Around 8:30 this morning I’m into Denver to the Denver City/County criminal court. Jon’s court date for the restraining order violation. Not sure what to expect. Jon seems to think it will not be too harsh. I hope he’s right. He has enough going on with his house and his car, being a single parent.

There is also a more general, vaguer issue for me. As Kate’s life continues to revolve around pain and nausea, weight loss, it restricts her movements. She’s in the house, often in bed or in her chair or on the bench upstairs at the table. This has a centrifugal force for me, too, pulling me in, keeping me here. No, I do not resent it, that’s not my point. I’m speaking now of a more subtle influence, a coloring of the spirit, a darkening of it. I find myself tired, sleepy, more than makes sense to me unless I factor this in.
First full day yesterday without SeoAh and Murdoch. SeoAh texted last night and said they’d made it back home.
Kate’s tough, willing. I admire her and her ability to stay with the daily routines eating small meals, more of them. Getting up and moving, doing her exercises. Engaging the tasks that she can. Her mind is sharp, the crosswords still get done, her advice is as sensible and acute as ever.
I’m at Dino’s on far west Colfax, near Kipling. This is an Italian place that my friend Alan Rubin used to visit when he grew up on west Colfax, further east, into Denver. The old orthodox neighborhood. Much like, I guess, the northside of Minneapolis at about the same time. His dad was a brilliant immigrant who ended up running a string of dry cleaners, doing very well. Dino’s, founded in 1963, hasn’t changed its decor since then, we both guessed.

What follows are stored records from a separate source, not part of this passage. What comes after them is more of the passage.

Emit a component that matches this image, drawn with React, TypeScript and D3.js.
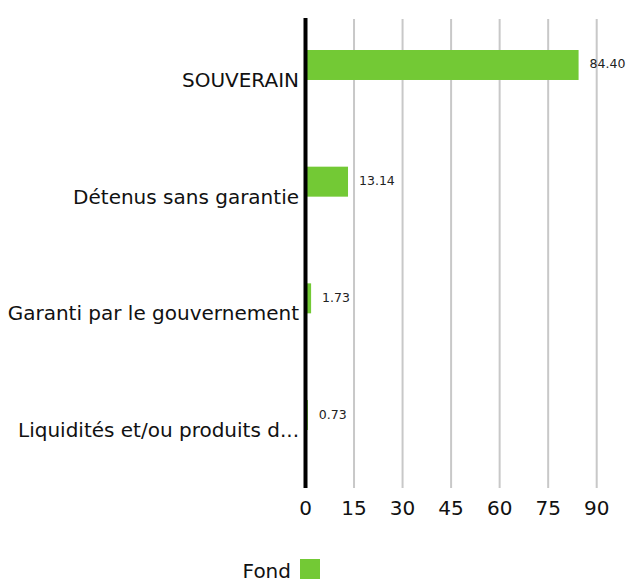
import * as d3 from "d3";

const categories = [
  "SOUVERAIN",
  "Détenus sans garantie",
  "Garanti par le gouvernement",
  "Liquidités et/ou produits d...",
];
const fondValues = [84.4, 13.14, 1.73, 0.73];
const xTicks = [0, 15, 30, 45, 60, 75, 90];
const seriesName = "Fond";

const width = 628;
const height = 579;
const x0 = 305.5;
const x1 = 596.7;
const top = 19;
const bottom = 488;
const green = "#73c935";
const font = "'DejaVu Sans', sans-serif";

export default function App() {
  const xScale = d3.scaleLinear().domain([0, 90]).range([x0, x1]);
  const yScale = d3
    .scaleBand<string>()
    .domain(categories)
    .range([50, 430])
    .paddingInner(0.743)
    .paddingOuter(0);
  const bw = yScale.bandwidth();

  return (
    <svg
      width={width}
      height={height}
      style={{ position: "absolute", left: 0, top: 0 }}
      fontFamily={font}
    >
      {xTicks.map((t) =>
        t === 0 ? null : (
          <line
            key={t}
            x1={xScale(t)}
            x2={xScale(t)}
            y1={top}
            y2={bottom}
            stroke="#c8c8c8"
            strokeWidth={2}
          />
        )
      )}
      {categories.map((c, i) => (
        <g key={c}>
          <rect
            x={xScale(0)}
            y={yScale(c)}
            width={xScale(fondValues[i]) - xScale(0)}
            height={bw}
            fill={green}
          />
          <text
            x={xScale(fondValues[i]) + 11}
            y={(yScale(c) ?? 0) + bw / 2 + 3.5}
            fontSize={12.5}
            fill="#222"
          >
            {fondValues[i].toFixed(2)}
          </text>
          <text
            x={299}
            y={(yScale(c) ?? 0) + bw + 7}
            textAnchor="end"
            fontSize={20}
            fill="#111"
          >
            {c}
          </text>
        </g>
      ))}
      <line
        x1={x0}
        x2={x0}
        y1={18}
        y2={bottom}
        stroke="#000"
        strokeWidth={4}
      />
      {xTicks.map((t) => (
        <text
          key={t}
          x={xScale(t)}
          y={515}
          textAnchor="middle"
          fontSize={20}
          fill="#111"
        >
          {t}
        </text>
      ))}
      <text x={291} y={577.5} textAnchor="end" fontSize={20} fill="#111">
        {seriesName}
      </text>
      <rect x={300} y={559} width={20} height={20} fill={green} />
    </svg>
  );
}
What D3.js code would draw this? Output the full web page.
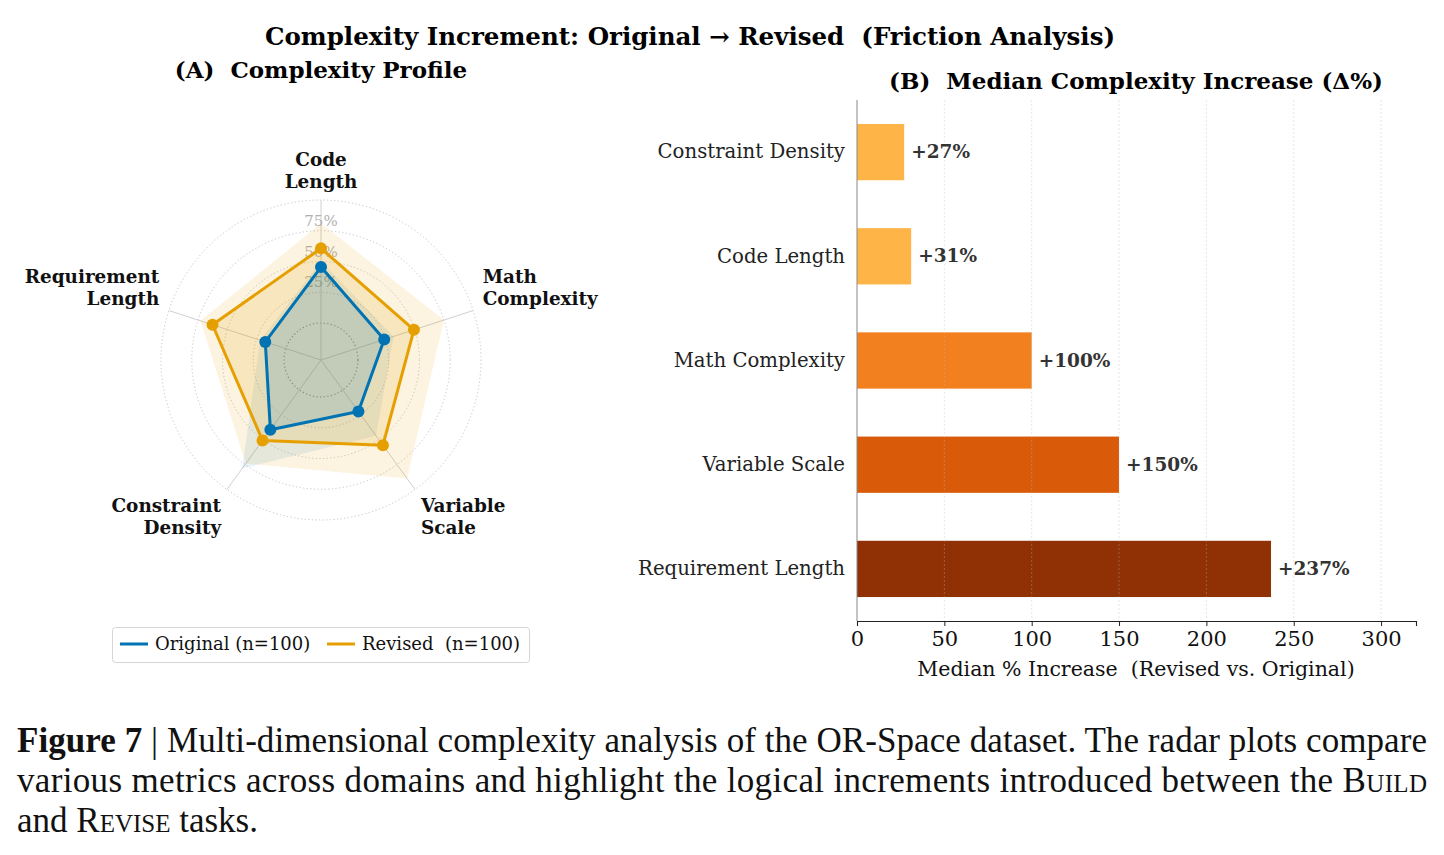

Great pizza.


The weather gods have chosen an apt offering for the last day of fall, 8 inches of snow. In true Colorado fashion it will probably be here tonight and tomorrow, gone by Thursday if not late Wednesday. Looking forward to it. A difference between Colorado and Minnesota exists in forecasting snow. Here in Colorado people pant for the snow, welcome it, do celebratory dances. In Minnesota, not so much. It means work and slick roads in the Gopher State; here snow means beauty, tourist dollars, and will be gone conveniently.

Went to mussar yesterday for the first time in three weeks. Lots of hugs. Lots of obvious caring for Kate. One of the ironies of this whole situation is that three weeks ago yesterday Kate and I co-taught a mussar session on compassion, rachamim. The next morning at 6 a.m. she was in the E.R. at Swedish. She’s been gone from home ever since.
It was not the content of the discussion, but its nature that finally lifted my stress. Considering the meaning of truth, identifying the Jewish take on it, relating the search for truth to loving-kindness all stimulated my thinking, made me go deep. And that was the solace. Leaving the squirrel-in-a-cage stressors behind for a while, I went into that realm of memory and creativity where old ideas and new conditions meet, changing each other.
There is, I’m coming to understand, a unique Jewish epistemology, one which places a possible truth on the table and passes it around to the many gathered in its presence. Each one comments, shares the part of the elephant that they can see. The process iterates since commentators will comment on others reactions. It does not mean that there is no truth, this is the key move, but that truth itself is multi-perspectival. It takes a village to know a truth.